Figure 5-8: Packet Delivery Sublayer: PDC and PDS Header.
Work Element (WE)
Once the SES and PDS headers are created, they are inserted, along with the WRE, into the NIC’s Transmit Queue (TxQ) as a Work Element (WE). Figure 5‑9 illustrates the three components of a WE. The NIC fetches the data from local memory based on the instructions described in the WRE, wraps it with Ethernet, IP, optional UDP, PDS, and SES headers, and calculates the Cyclic Redundancy Check (CRC) for unencrypted packets. The packet is then ready for transmission.
The NIC can support multiple Transmit Queues. In our example, there are two: one for Traffic Class Low and another for Traffic Class High. The example WE is placed into the Low TxQ. Work Element 1 (WE1) corresponds to the first ses_pds_tx_req() request, completing the end-to-end flow from WRE creation to packet transmission.
Figure 5-9: UET NIC: Packetization, Queueing & Transport.
Relative Addressing
As described in the previous section, applications use endpoint objects as their communication interfaces for data transfer. To write data from local memory to a target memory region on a remote GPU, the initiator must authorize the local UE-NIC to fetch data from local memory and indicate where that data should be written on the remote side.
To route the packet to the correct Fabric Endpoint (FEP), the application and the UET provider must supply the FEP’s IP address (its Fabric Address, FA). To determine where in the remote process’s memory the received data belongs, the UE-NIC must also know:
• Which job the communication belongs to
• Which process within that job owns the target memory
• Which Resource Index (RI) table should be used
• Which entry in that table describes the exact memory location
This indirection model is called relative addressing.
How Relative Addressing Works
Figure 5-6 illustrates the concept. Two GPUs participate in distributed training. A process on GPU 0 with global rank 0 (PID 0) receives data from GPU 1 with global rank 1 (PID 1). The UE-NIC determines the target Fabric Endpoint (FEP) based on the destination IP address (FA = 10.0.1.11).
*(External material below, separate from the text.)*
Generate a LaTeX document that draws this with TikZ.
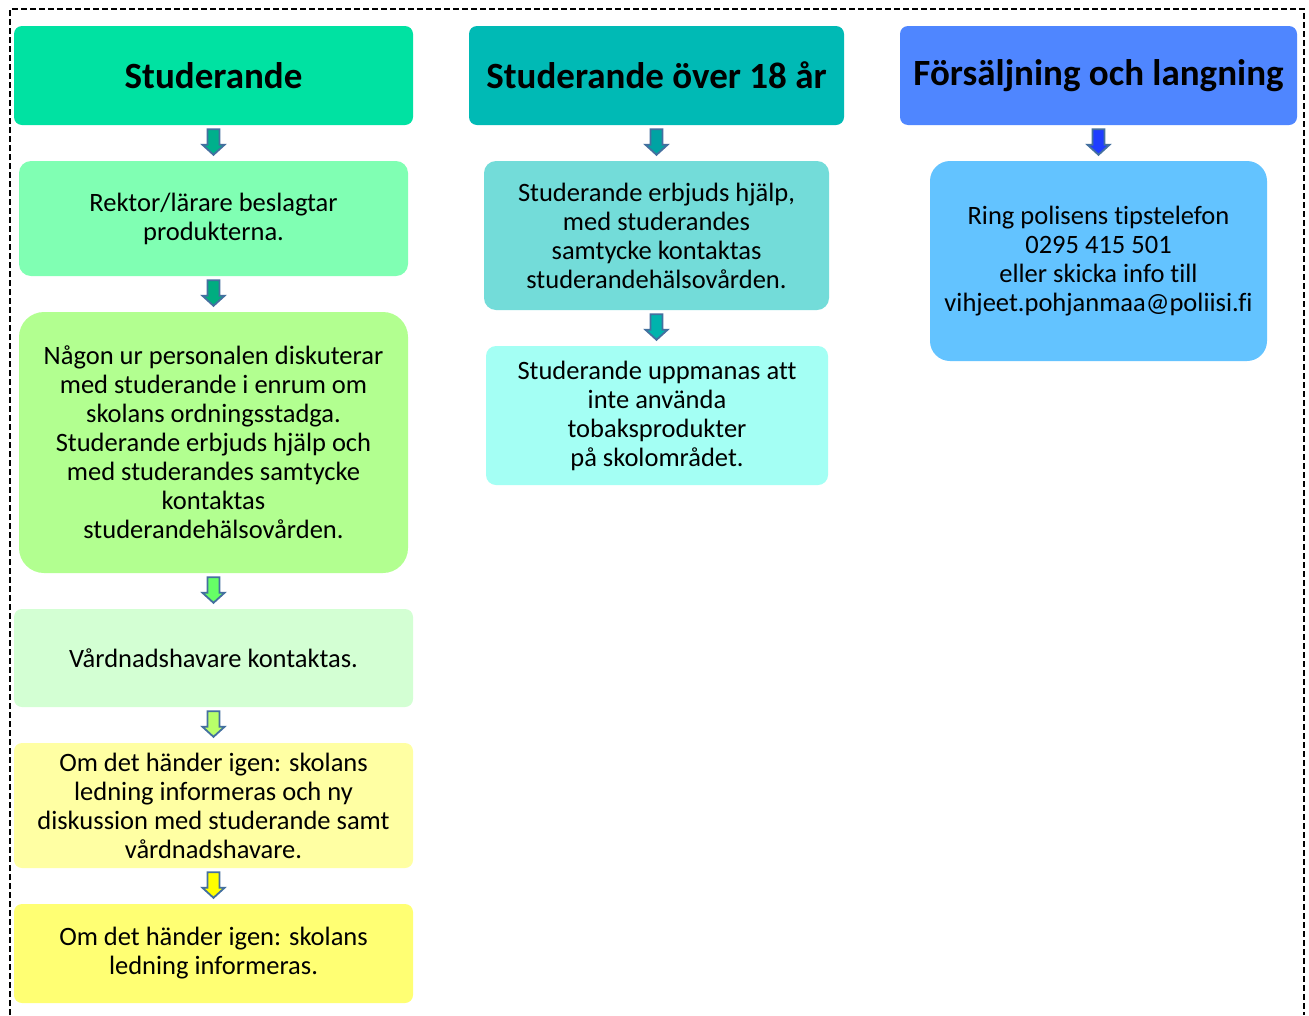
\documentclass[tikz,border=0pt]{standalone}
\usepackage{fontspec}
\setmainfont[Ligatures={NoCommon}]{Carlito}
\usetikzlibrary{calc}
\definecolor{hA}{HTML}{00E2A2}
\definecolor{hB}{HTML}{00BAB5}
\definecolor{hC}{HTML}{4F86FF}
\definecolor{bA}{HTML}{80FFB3}
\definecolor{bB}{HTML}{B2FF90}
\definecolor{bC}{HTML}{D3FFD3}
\definecolor{bD}{HTML}{FFFFA3}
\definecolor{bE}{HTML}{FFFF73}
\definecolor{cA}{HTML}{73DCD9}
\definecolor{cB}{HTML}{A4FFF4}
\definecolor{dA}{HTML}{63C3FF}
\definecolor{aA}{HTML}{00B08C}
\definecolor{aB}{HTML}{00AD80}
\definecolor{aC}{HTML}{66FF66}
\definecolor{aD}{HTML}{B8FF6A}
\definecolor{aE}{HTML}{FFFF00}
\definecolor{aF}{HTML}{00A3A3}
\definecolor{aG}{HTML}{00B3AD}
\definecolor{aH}{HTML}{1F3DFF}
\definecolor{aline}{HTML}{44709F}
\tikzset{
  head/.style={draw=none, rounded corners=8pt, align=center, inner sep=0pt,
    font=\fontsize{37}{42}\selectfont\bfseries},
  box/.style={draw=none, rounded corners=12pt, align=center, inner sep=0pt,
    font=\fontsize{26.5}{29}\selectfont},
  blk/.style={draw=aline, line width=1.8pt, line join=miter},
}
\newcommand\barrow[3]{%
  \path (#1.south) ++(0,-4pt) coordinate (bt) (#1.south |- #2.north) ++(0,6pt) coordinate (bh);
  \draw[blk, fill=#3] ([xshift=-6pt]bt) -- ([xshift=-6pt,yshift=10pt]bh) -- ([xshift=-11pt,yshift=10pt]bh)
    -- (bh) -- ([xshift=11pt,yshift=10pt]bh) -- ([xshift=6pt,yshift=10pt]bh) -- ([xshift=6pt]bt) -- cycle;}
\begin{document}
\begin{tikzpicture}[x=1pt,y=-1pt]
\useasboundingbox[fill=white] (0,0) rectangle (1309,1015);
\draw[line width=1.8pt, dash pattern=on 6pt off 3pt] (10,1015) -- (10,9) -- (1304,9) -- (1304,1015);
% column 1
\node[head, fill=hA, minimum width=399pt, minimum height=99pt] (h1) at (213.5,75.5) {Studerande};
\node[box, fill=bA, minimum width=389pt, minimum height=115pt] (b1) at (213.5,218.5) {Rektor/lärare beslagtar\\produkterna.};
\node[box, fill=bB, rounded corners=25pt, minimum width=389pt, minimum height=261pt] (b2) at (213.5,442.5) {Någon ur personalen diskuterar\\med studerande i enrum om\\skolans ordningsstadga.\\Studerande erbjuds hjälp och\\med studerandes samtycke\\kontaktas\\studerandehälsovården.};
\node[box, fill=bC, rounded corners=8pt, minimum width=399pt, minimum height=98pt] (b3) at (213.5,658) {Vårdnadshavare kontaktas.};
\node[box, fill=bD, rounded corners=8pt, minimum width=399pt, minimum height=125pt] (b4) at (213.5,805.5) {Om det händer igen: skolans\\ledning informeras och ny\\diskussion med studerande samt\\vårdnadshavare.};
\node[box, fill=bE, rounded corners=8pt, minimum width=399pt, minimum height=99pt] (b5) at (213.5,953.5) {Om det händer igen: skolans\\ledning informeras.};
% column 2
\node[head, fill=hB, minimum width=375pt, minimum height=99pt] (h2) at (656.5,75.5) {Studerande över 18 år};
\node[box, fill=cA, minimum width=345pt, minimum height=149pt] (c1) at (656.5,235.5) {Studerande erbjuds hjälp,\\med studerandes\\samtycke kontaktas\\studerandehälsovården.};
\node[box, fill=cB, rounded corners=10pt, minimum width=342pt, minimum height=139pt] (c2) at (657,415.5) {Studerande uppmanas att\\inte använda\\tobaksprodukter\\på skolområdet.};
% column 3
\node[head, fill=hC, minimum width=397pt, minimum height=99pt] (h3) at (1098.5,75.5) {Försäljning och langning};
\node[box, fill=dA, rounded corners=20pt, minimum width=337pt, minimum height=200pt] (d1) at (1098.5,261) {Ring polisens tipstelefon\\0295 415 501\\eller skicka info till\\vihjeet.pohjanmaa@poliisi.fi};
% arrows
\barrow{h1}{b1}{aA}
\barrow{b1}{b2}{aB}
\barrow{b2}{b3}{aC}
\barrow{b3}{b4}{aD}
\barrow{b4}{b5}{aE}
\barrow{h2}{c1}{aF}
\barrow{c1}{c2}{aG}
\barrow{h3}{d1}{aH}
\end{tikzpicture}
\end{document}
This IP address forms the first component of the relative address.
Next, the NIC checks the JobID and PIDonFEP to resolve which job and which process the message is intended for. These two fields are the second and third components of the relative address { FA, JobID, PIDonFEP }.
The fourth component is the Resource Index (RI) table descriptor, which tells the NIC which RI table should be consulted for the memory lookup.
Finally, the rkey, although not part of the relative addressing tuple itself, selects the specific entry in that RI table that defines the precise remote memory region. In our example, the complete addressing information is:
{ FA: 10.0.1.11, JobID: 101, PIDonFEP: 0, RI: 0x00a },
and the rkey identifies the specific RI entry to use.
Note: In InfiniBand, each communication endpoint is represented by a Queue Pair (QP), and historically, each QP required its own receive queue. In large systems with tens or hundreds of thousands of peers, maintaining a per-QP receive queue consumed an impractical amount of memory. This limitation led to the introduction of Shared Receive Queues (SRQ) in InfiniBand.
Ultra Ethernet takes a different approach. A receive queue at a FEP can be uniquely addressed using the combination of JobID + PIDonFEP + Resource Index (RI), without requiring any connection context at the sender. As a result, the concept of shared receive queues becomes unnecessary: any worker in the distributed application can write to the queue, and the JobID provides the authorization boundary for those operations.
Figure 5-9: Ultra Ethernet: Relative Addressing for Distributed Learning.
Comparison with VXLAN
Relative addressing in UET has several structural similarities to addressing in VXLAN data planes.
A Fabric Address (FA) attached to a Fabric Endpoint (FEP) serves a role similar to a VTEP IP address in a VXLAN fabric. Both identify the tunnel endpoint used to route the packet across the underlay network toward its destination.
A JobID identifies a distributed job that consists of multiple processes. In VXLAN, the Layer-2 VNI (L2VNI) identifies a stretched Layer-2 segment for endpoints. In both technologies, these identifiers define the logical communication context in which the packet is interpreted.
The combination of PIDonFEP and RI tells the UE-NIC which Resource Index table describes the target memory locations owned by that process. Similarly, in VXLAN, the VNI-to-VLAN mapping on a VTEP determines which MAC address table holds the forwarding entries for that virtual network.
The rkey selects the specific entry in the RI table that defines the exact target memory location. The VXLAN equivalent is the destination MAC address, which selects the exact entry in the MAC table that determines the egress port or remote VTEP.
Figure 5-10 further illustrates this analogy. The tunnel IP address determines the target VTEP, and the L2VNI-to-VLAN mapping on that VTEP identifies which MAC address table should be consulted for the destination MAC in the original Ethernet header. As a reminder, VXLAN is an Ethernet-in-IP encapsulation method in which the entire Layer-2 frame is carried inside an IP/UDP tunnel.
Figure 5-10: Virtual eXtensible LAN: Layer2 Virtual Network Identifier.